Determine a matrix $M\in\mathbb{R}^{3\times 3}$ that describes a transformation (based on homogenous coordinates) that reflects through the line that passes through the points $P(2|-4)$ and $Q(-6|2)$.
The idea is to combine the following:
- A translation by $(-2|4)$ s.t. $P$ is translated into the origin.
- A rotation s.t. the translated point $Q'$ is rotated onto the $x$-axis.
- A reflection through the $x$-axis.
- Reversing the rotation and translation.
Eventually this will yield $M=T'\cdot R' \cdot X \cdot R\cdot T$ with the following matrices:
$$T=\begin{pmatrix}1&0&-2\\ 0&1&4 \\ 0&0&1\end{pmatrix},\quad T'=\begin{pmatrix}1&0&2\\ 0&1&-4 \\ 0&0&1\end{pmatrix},\quad X=\begin{pmatrix}1&0&0\\ 0&-1&0 \\ 0&0&1\end{pmatrix}.$$
In order to figure out the angle for the rotation consider the slope from $P'$ to $Q'$ and the hypotenuse with length 10. Therefore $\sin(\alpha)=6/10$ and $\cos(\alpha)=8/10$. Those values imply
$$R=\begin{pmatrix}8&-6&0\\ 6&8&0 \\ 0&0&10\end{pmatrix},\quad R'=\begin{pmatrix}8&6&0\\ -6&8&0 \\ 0&0&10\end{pmatrix}.$$
Unfortunately the solution to this exercise differs from mine as it states that
$$R=\begin{pmatrix}-8&6&0\\ -6&-8&0 \\ 0&0&10\end{pmatrix},\quad R'=\begin{pmatrix}-8&-6&0\\ 6&-8&0 \\ 0&0&10\end{pmatrix}.$$
I'd like to know whether you can explain what's the difference and what I am doing wrong.

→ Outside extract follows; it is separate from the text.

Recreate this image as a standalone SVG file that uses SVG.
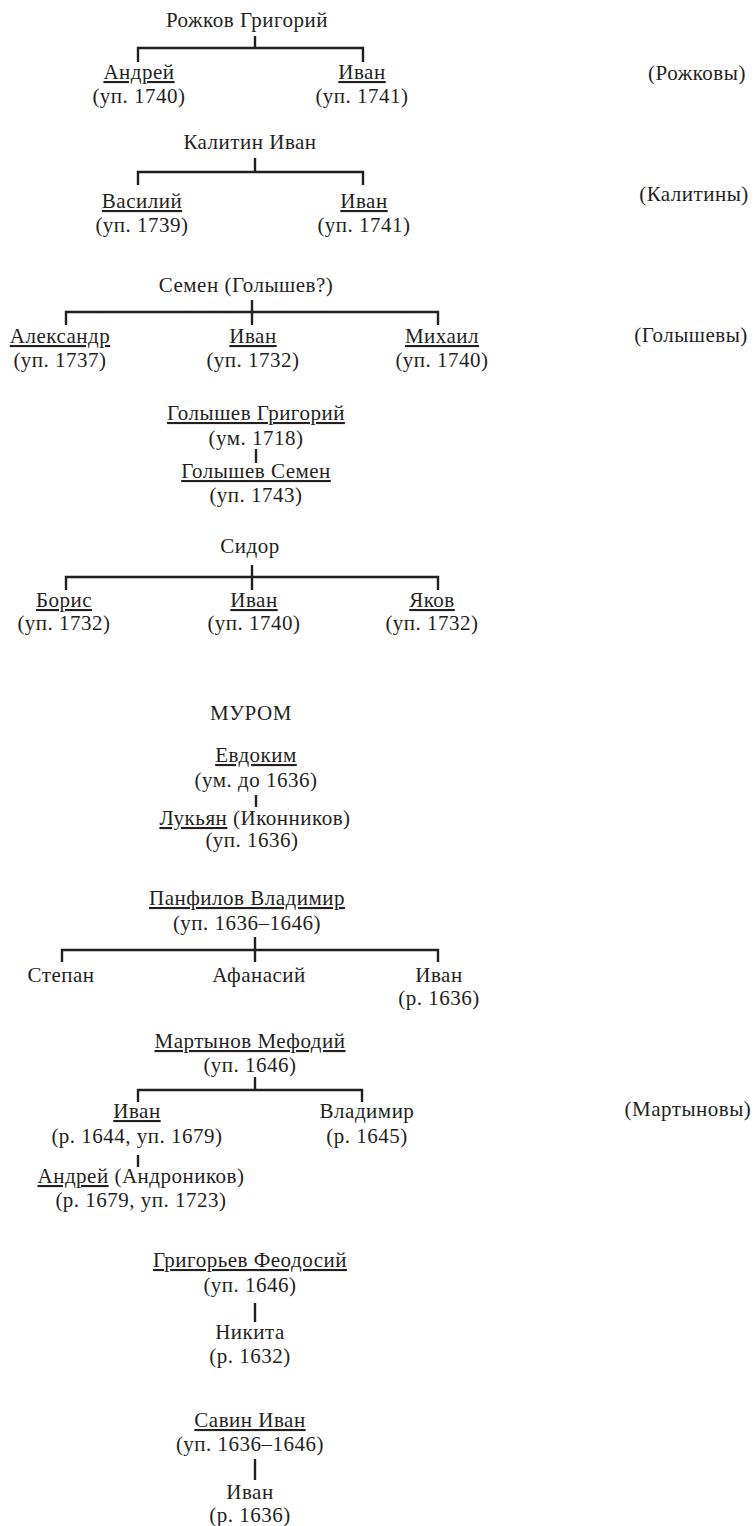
<svg xmlns="http://www.w3.org/2000/svg" width="755" height="1526" viewBox="0 0 755 1526">
<style>
text{font-family:"Liberation Serif","Times New Roman",serif;font-size:21px;fill:#231f20;text-anchor:middle;letter-spacing:0.5px}
.u{text-decoration:underline}
.c line,.c path{stroke:#231f20;stroke-width:2.4;fill:none}
</style>
<rect width="755" height="1526" fill="#fff"/>
<g id="connectors" class="c">
<line x1="255" y1="36" x2="255" y2="48"/>
<path d="M138,62 V48 H363 V62"/>
<line x1="255" y1="158" x2="255" y2="172"/>
<path d="M138,185 V172 H363 V185"/>
<line x1="252" y1="300" x2="252" y2="325"/>
<path d="M66,325 V312 H438 V325"/>
<line x1="256" y1="449" x2="256" y2="463"/>
<line x1="252" y1="565" x2="252" y2="590"/>
<path d="M66,590 V577 H438 V590"/>
<line x1="256" y1="795" x2="256" y2="807"/>
<line x1="255" y1="937" x2="255" y2="962"/>
<path d="M62,962 V950 H438 V962"/>
<line x1="255" y1="1077" x2="255" y2="1090"/>
<path d="M138,1102 V1090 H362 V1102"/>
<line x1="138" y1="1155" x2="138" y2="1167"/>
<line x1="255" y1="1303" x2="255" y2="1322"/>
<line x1="255" y1="1459" x2="255" y2="1480"/>
</g>
<g id="rozhkov-grigory"><text x="247" y="27">Рожков Григорий</text></g>
<g id="rozhkov-andrei"><text x="139" y="79" class="u">Андрей</text><text x="139" y="103">(уп. 1740)</text></g>
<g id="rozhkov-ivan"><text x="362" y="79" class="u">Иван</text><text x="362" y="103">(уп. 1741)</text></g>
<g id="label-rozhkovy"><text x="697" y="80">(Рожковы)</text></g>
<g id="kalitin-ivan"><text x="250" y="149">Калитин Иван</text></g>
<g id="kalitin-vasily"><text x="142" y="208" class="u">Василий</text><text x="142" y="232">(уп. 1739)</text></g>
<g id="kalitin-ivan2"><text x="364" y="208" class="u">Иван</text><text x="364" y="232">(уп. 1741)</text></g>
<g id="label-kalitiny"><text x="694" y="201">(Калитины)</text></g>
<g id="semen"><text x="246" y="292">Семен (Голышев?)</text></g>
<g id="semen-alexandr"><text x="60" y="343" class="u">Александр</text><text x="60" y="367">(уп. 1737)</text></g>
<g id="semen-ivan"><text x="253" y="343" class="u">Иван</text><text x="253" y="367">(уп. 1732)</text></g>
<g id="semen-mikhail"><text x="442" y="343" class="u">Михаил</text><text x="442" y="367">(уп. 1740)</text></g>
<g id="label-golyshevy"><text x="691" y="342">(Голышевы)</text></g>
<g id="golyshev-grigory"><text x="256" y="420" class="u">Голышев Григорий</text><text x="256" y="445">(ум. 1718)</text></g>
<g id="golyshev-semen"><text x="256" y="478" class="u">Голышев Семен</text><text x="256" y="502">(уп. 1743)</text></g>
<g id="sidor"><text x="250" y="553">Сидор</text></g>
<g id="sidor-boris"><text x="64" y="607" class="u">Борис</text><text x="64" y="630">(уп. 1732)</text></g>
<g id="sidor-ivan"><text x="254" y="607" class="u">Иван</text><text x="254" y="630">(уп. 1740)</text></g>
<g id="sidor-yakov"><text x="432" y="607" class="u">Яков</text><text x="432" y="630">(уп. 1732)</text></g>
<g id="murom"><text x="251" y="720">МУРОМ</text></g>
<g id="evdokim"><text x="256" y="762" class="u">Евдоким</text><text x="256" y="787">(ум. до 1636)</text></g>
<g id="lukyan"><text x="255" y="825"><tspan class="u">Лукьян</tspan> (Иконников)</text><text x="252" y="847">(уп. 1636)</text></g>
<g id="panfilov"><text x="247" y="905" class="u">Панфилов Владимир</text><text x="247" y="930">(уп. 1636–1646)</text></g>
<g id="panfilov-stepan"><text x="61" y="982">Степан</text></g>
<g id="panfilov-afanasy"><text x="259" y="982">Афанасий</text></g>
<g id="panfilov-ivan"><text x="439" y="982">Иван</text><text x="439" y="1005">(р. 1636)</text></g>
<g id="martynov"><text x="250" y="1048" class="u">Мартынов Мефодий</text><text x="250" y="1072">(уп. 1646)</text></g>
<g id="martynov-ivan"><text x="137" y="1118" class="u">Иван</text><text x="137" y="1143">(р. 1644, уп. 1679)</text></g>
<g id="martynov-vladimir"><text x="367" y="1118">Владимир</text><text x="367" y="1143">(р. 1645)</text></g>
<g id="label-martynovy"><text x="688" y="1116">(Мартыновы)</text></g>
<g id="martynov-andrei"><text x="141" y="1183"><tspan class="u">Андрей</tspan> (Андроников)</text><text x="141" y="1207">(р. 1679, уп. 1723)</text></g>
<g id="grigoriev"><text x="250" y="1267" class="u">Григорьев Феодосий</text><text x="250" y="1292">(уп. 1646)</text></g>
<g id="nikita"><text x="250" y="1339">Никита</text><text x="250" y="1363">(р. 1632)</text></g>
<g id="savin"><text x="250" y="1427" class="u">Савин Иван</text><text x="250" y="1451">(уп. 1636–1646)</text></g>
<g id="savin-ivan"><text x="250" y="1499">Иван</text><text x="250" y="1522">(р. 1636)</text></g>
</svg>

You’re not doing anything wrong per se. Your rotation maps $Q'$ to a point on the negative $x$-axis; the book solution instead maps it to the positive $x$-axis. Both lead to the same matrix $M$ in the end, as you can verify for yourself by multiplying out $R'TR$ for both the book’s and your chosen rotations.